Within minutes, his family received the ransom demand -- $1 million.

A week later, hands trembling, the businessman's brother said the family still didn't have the money.

"It looks like you don't love your own flesh and blood," sneered the kidnapper he spoke to over a cellphone walkie-talkie.

Ankles bound, hands cuffed so that his palms were clasped as if in prayer, the businessman was by now stuck on a smelly sofa in a safe house, whispering repetitions of Our Fathers and Hail Marys while his captors smoked marijuana and giggled at telenovelas.

"How can you say I don't love him. Of course we love him," the businessman's brother told the kidnapper, according to a tape recording he made of the conversation.

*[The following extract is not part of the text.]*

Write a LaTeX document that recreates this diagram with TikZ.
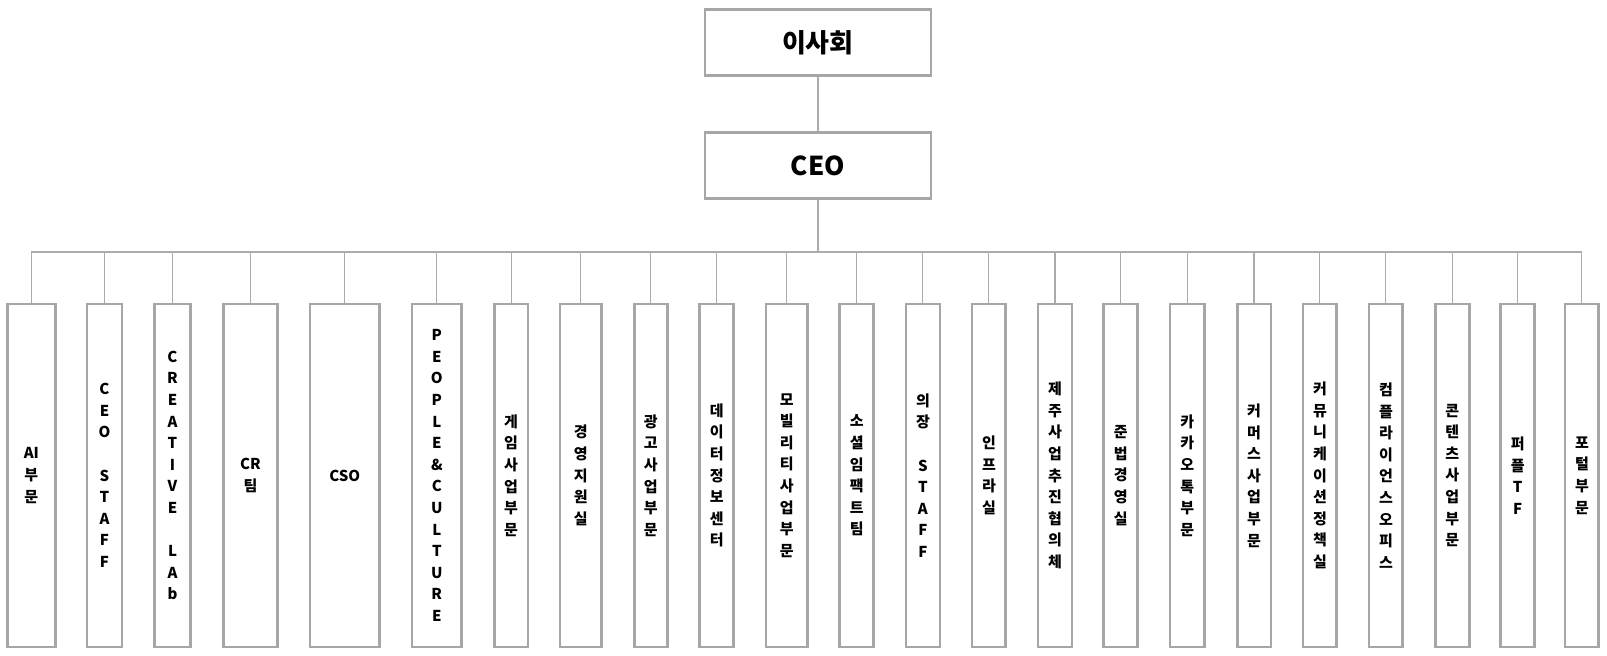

"You're playing games," the voice said. "If you don't hurry, I'm going to kill him and throw his body on your doorstep."

The businessman's abduction marked another episode in a two-year crime wave that has turned this border city into one of the kidnapping capitals of the world.

The targets, typically middle- and upper-class businessmen or their sons, often are snatched in broad daylight by organized crime rings masquerading as commando-style federal police squads. It happens outside their homes and on busy streets. One man was grabbed as he left a circus with his kids.

American tourists are rarely targets, so the kidnappings don't get much attention across the border. They usually aren't reported to police, many of whom are working with the criminal rings, according to federal and state authorities. Estimates of the number of kidnappings this year in the Tijuana area range from 77 to 120, according to business groups, civic leaders and private security firms. The year before, they say, there were 60.

Tijuana may now have the most kidnappings in the world outside of the Middle East, said Thomas Clayton, chairman of Clayton Consultants Inc., a global private security firm. "Tijuana is going crazy," Clayton said.

About two years ago, the tide of crime reached into the fashionable Zona Rio district and the nearby hillside streets lined with mini-mansions. Black-clad assailants toting AK-47s began snatching people from restaurants and bars. In one notorious case, assailants dragged a screaming man off the front staircase of the ritzy Club Campestre.

Now rarely a day passes without a brazen kidnapping or murder making headlines. On major thoroughfares, billboards show photos of kidnap victims and plead for help finding them. In a recent newspaper survey, nearly one-third of respondents said a friend or relative had been kidnapped. Tijuana Mayor Jorge Hank Rhon recently said 10 friends of his have been kidnapped. Residents keep track of the toll the way like Southern Californians watch wildfires burn toward their homes.

The deteriorating situation has prompted Tijuana Bishop Rafael Romo Munoz and civic leaders to call for the Mexican military to patrol the streets.

Meanwhile, hundreds of families, some owners of landmark businesses and institutions, have fled across the border to live in upscale neighborhoods in San Diego County. Many of the exiles, who include some threatened policemen, return to Tijuana only under armed escort. Every day, their bodyguards wait for them at the border.

"Fear industries" commonplace in other crime-ridden cities across Latin America now thrive in Tijuana. Bodyguards shadow children going to elementary schools. Insurance companies specializing in kidnapping policies hire firms such as Clayton's to conduct ransom negotiations. A paramilitary group headed by a former Mexican general has offered, for a price, to wage war on organized crime on behalf of the families.

Other Mexican cities have suffered waves of kidnappings -- most notably Mexico City in the 1990s. But Tijuana's kidnapping spree is uniquely brutal because violent drug cartel members are carrying out the crimes, experts say. Victims in Tijuana are more likely to be killed, even if their ransoms are paid.

"It's a very dangerous situation," said David Shirk, director of the Trans-Border Institute at the University of San Diego. "What's disturbing about what's happening in Tijuana is how organized and how precise these operations are. These are pros who have well-funded plans and organizations -- essentially criminal syndicates that are very, very sophisticated."

This summer, the kidnapping rate reached one per day, and some business and civic leaders, typically loath to perpetuate Tijuana's violent reputation, began encouraging people to leave.